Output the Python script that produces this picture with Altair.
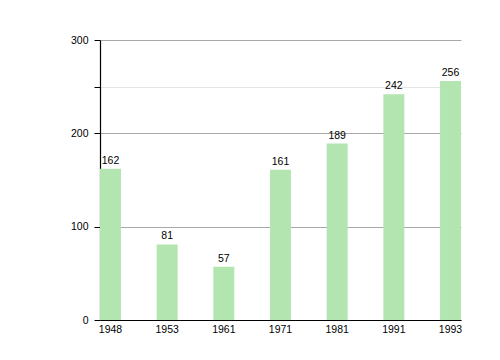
import altair as alt
import pandas as pd

years = ["1948", "1953", "1961", "1971", "1981", "1991", "1993"]
values = [162, 81, 57, 161, 189, 242, 256]
y_ticks = [0, 100, 200, 250, 300]

df = pd.DataFrame({"year": years, "value": values})

FONT = "Liberation Sans"

x = alt.X(
    "year:N",
    sort=years,
    scale=alt.Scale(paddingInner=0.63, paddingOuter=0, range=[0, 361]),
    axis=alt.Axis(
        title=None, labelAngle=0, ticks=False, domainColor="#000000",
        labelColor="#000000", labelFont=FONT, labelFontSize=10.5,
        labelPadding=4, domainWidth=1.2,
    ),
)
y = alt.Y(
    "value:Q",
    scale=alt.Scale(domain=[0, 300], nice=False),
    axis=alt.Axis(
        title=None, values=y_ticks, grid=True,
        gridColor={"condition": {"test": "datum.value == 250", "value": "#e4e4e4"}, "value": "#a8a8a8"},
        labelExpr="datum.value == 250 ? '' : datum.label",
        domainColor="#000000", tickColor="#000000", tickSize=6,
        labelColor="#000000", labelFont=FONT, labelFontSize=10.5,
        labelPadding=6, domainWidth=1.2,
    ),
)

bars = alt.Chart(df).mark_bar(color="#b3e5b1").encode(x=x, y=y)
labels = alt.Chart(df).mark_text(
    baseline="bottom", dy=-3, font=FONT, fontSize=10.5, color="#000000"
).encode(x=x, y=y, text="value:Q")

chart = (bars + labels).properties(
    width=360, height=280,
    autosize=alt.AutoSizeParams(type="none"),
    padding={"left": 92, "top": 32, "right": 30, "bottom": 30},
    background="#ffffff",
).configure_view(stroke=None)

chart.save("out.html", embed_options={"renderer": "svg", "actions": False})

◇ ◇ ◇

What is required
Return to the listing above and set it down exactly, leaving out its pictures.

The solution
Output the Python script that produces this picture with Altair.
import altair as alt
import pandas as pd

years = ["1948", "1953", "1961", "1971", "1981", "1991", "1993"]
values = [162, 81, 57, 161, 189, 242, 256]
y_ticks = [0, 100, 200, 250, 300]

df = pd.DataFrame({"year": years, "value": values})

FONT = "Liberation Sans"

x = alt.X(
    "year:N",
    sort=years,
    scale=alt.Scale(paddingInner=0.63, paddingOuter=0, range=[0, 361]),
    axis=alt.Axis(
        title=None, labelAngle=0, ticks=False, domainColor="#000000",
        labelColor="#000000", labelFont=FONT, labelFontSize=10.5,
        labelPadding=4, domainWidth=1.2,
    ),
)
y = alt.Y(
    "value:Q",
    scale=alt.Scale(domain=[0, 300], nice=False),
    axis=alt.Axis(
        title=None, values=y_ticks, grid=True,
        gridColor={"condition": {"test": "datum.value == 250", "value": "#e4e4e4"}, "value": "#a8a8a8"},
        labelExpr="datum.value == 250 ? '' : datum.label",
        domainColor="#000000", tickColor="#000000", tickSize=6,
        labelColor="#000000", labelFont=FONT, labelFontSize=10.5,
        labelPadding=6, domainWidth=1.2,
    ),
)

bars = alt.Chart(df).mark_bar(color="#b3e5b1").encode(x=x, y=y)
labels = alt.Chart(df).mark_text(
    baseline="bottom", dy=-3, font=FONT, fontSize=10.5, color="#000000"
).encode(x=x, y=y, text="value:Q")

chart = (bars + labels).properties(
    width=360, height=280,
    autosize=alt.AutoSizeParams(type="none"),
    padding={"left": 92, "top": 32, "right": 30, "bottom": 30},
    background="#ffffff",
).configure_view(stroke=None)

chart.save("out.html", embed_options={"renderer": "svg", "actions": False})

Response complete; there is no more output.